Sir Donald Irvine, on the other hand, had nothing but his e-mail address at the bottom of his review in The Lancet. Tallis is not kind to the General Medical Council (GMC), and is frankly uncomplimentary about Irvine, who was its President during the GMC's turbulent times. Irvine is, one could say ‘in turn’, more than frank about his view of Tallis.
Now, that is the best purpose of book reviews. It would be a boring old world if books were handed only to one's friends, for them to pat you on the back so you could, in due time, return the compliment. Or if book reviews did nothing more than list the contents, worry about the way some of the illustrations had reproduced, and find a couple of hanging participles. But I would have felt easier if Sir Donald had let slip somewhere that, in a book subtitled, ‘medicine and its discontents’, he himself was one of Tallis's causes of discontent. Irvine's ‘evolution of a patient-centred culture of professionalism’ simply does not fit with Tallis's thesis.

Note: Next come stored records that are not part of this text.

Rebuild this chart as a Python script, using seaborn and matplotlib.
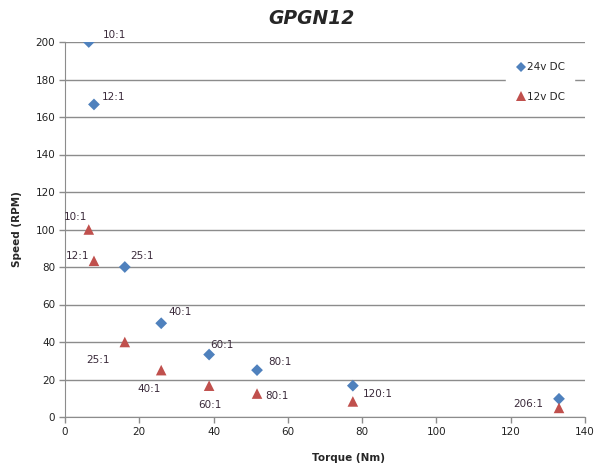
import numpy as np
import pandas as pd
import matplotlib
matplotlib.use("Agg")
import matplotlib.pyplot as plt
import seaborn as sns

# data
ratios = ["10:1", "12:1", "25:1", "40:1", "60:1", "80:1", "120:1", "206:1"]
torque = [6.4, 7.8, 16.1, 25.9, 38.8, 51.7, 77.5, 133.0]
speed_24v = [200, 166.7, 80, 50, 33.3, 25, 16.7, 9.7]
speed_12v = [100, 83.3, 40, 25, 16.7, 12.5, 8.3, 4.85]

d24 = pd.DataFrame({"torque": torque, "speed": speed_24v, "series": "24v DC"})
d12 = pd.DataFrame({"torque": torque, "speed": speed_12v, "series": "12v DC"})

sns.set_style("white")
plt.rcParams["font.family"] = ["DejaVu Sans"]

fig = plt.figure(figsize=(5.97, 4.71), dpi=100)
ax = fig.add_axes([65 / 597, 54 / 471, 520 / 597, 375 / 471])

sns.scatterplot(data=d24, x="torque", y="speed", hue="series", palette=["#4F81BD"],
                marker="D", s=36, linewidth=0, ax=ax, zorder=3)
sns.scatterplot(data=d12, x="torque", y="speed", hue="series", palette=["#C0504D"],
                marker="^", s=58, linewidth=0, ax=ax, zorder=3)

ax.set_xlim(0, 140)
ax.set_ylim(0, 200)
ax.set_xticks(np.arange(0, 141, 20))
ax.set_yticks(np.arange(0, 201, 20))
ax.yaxis.grid(True, color="#8c8c8c", linewidth=1)
ax.xaxis.grid(False)
for s in ["top", "right"]:
    ax.spines[s].set_visible(False)
for s in ["left", "bottom"]:
    ax.spines[s].set_color("#8c8c8c")
ax.tick_params(axis="both", which="both", direction="out", length=4, width=1,
               color="#8c8c8c", labelsize=7.5, labelcolor="#222222", pad=3)
ax.tick_params(axis="y", left=True)
ax.tick_params(axis="x", bottom=True)

ax.set_xlabel("Torque (Nm)", fontsize=7.5, fontweight="bold")
ax.xaxis.set_label_coords((349 - 65) / 520, -(453 - 417) / 375)
ax.set_ylabel("Speed (RPM)", fontsize=7.5, fontweight="bold", labelpad=10)
fig.suptitle("GPGN12", x=311 / 597, y=1 - 18 / 471, va="center",
             fontsize=13.5, fontweight="bold", style="italic")

tc = "#3a2a3a"
# labels for 24v series (offset points)
off24 = [(10, 3), (6, 3), (4, 6), (5, 6), (1, 5), (8, 4), (7, -8), (-33, -6)]
for i, r in enumerate(ratios):
    ax.annotate(r, (torque[i], speed_24v[i]), xytext=off24[i], textcoords="offset points",
                fontsize=7.5, color=tc)
# labels for 12v series
off12 = {0: (-18, 7), 1: (-20, 1), 2: (-28, -15), 3: (-17, -16), 4: (-8, -16), 5: (6, -4)}
for i, o in off12.items():
    ax.annotate(ratios[i], (torque[i], speed_12v[i]), xytext=o, textcoords="offset points",
                fontsize=7.5, color=tc)

h, l = ax.get_legend_handles_labels()
leg = ax.legend(h, l, loc="upper right", bbox_to_anchor=(0.988, 0.982), frameon=True,
                fontsize=7.5, handletextpad=0.0, handlelength=1.2, labelspacing=1.9,
                borderpad=0.8, markerscale=0.9)
leg.get_frame().set_edgecolor("white")
leg.get_frame().set_facecolor("white")
leg.get_frame().set_alpha(1)

fig.savefig("out.png", dpi=100)
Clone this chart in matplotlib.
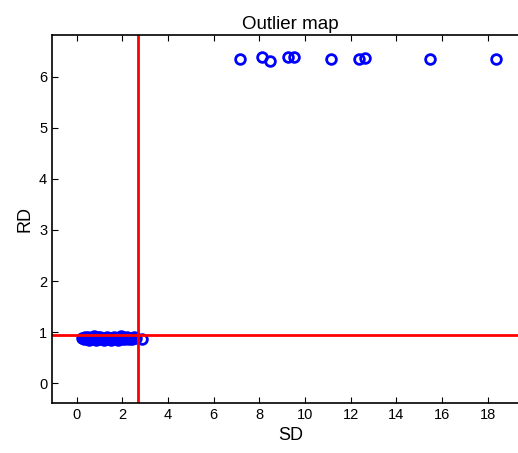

Stuart Derbyshire, described as assistant professor at the University of Pittsburgh Medical Center, wrote the BMJ's review. For me, it was the best review — in other words, it reflected my own view. Tallis, says Irvine, thinks that most of ‘the ills of medicine today … are beyond the responsibility of doctors’. Not just that — they are also largely beyond their control. Derbyshire wonders how doctors have ‘provided so little resistance to the multitude of attacks against their profession’. I venture that it is partly due to powerful doctor–politicians, such as Irvine, if only because they took the stand: ‘If we don't do it, they'll do it for us’. If I take issue with Tallis, it is that he is too uncritical of evidence-based medicine, and completely uncritical of clinical governance — the latter, in my view, being the prime example of ‘if we don't…’.
Not that any of this matters: not only did Bush gain a second term; he won the popular vote.
- © British Journal of General Practice, 2004.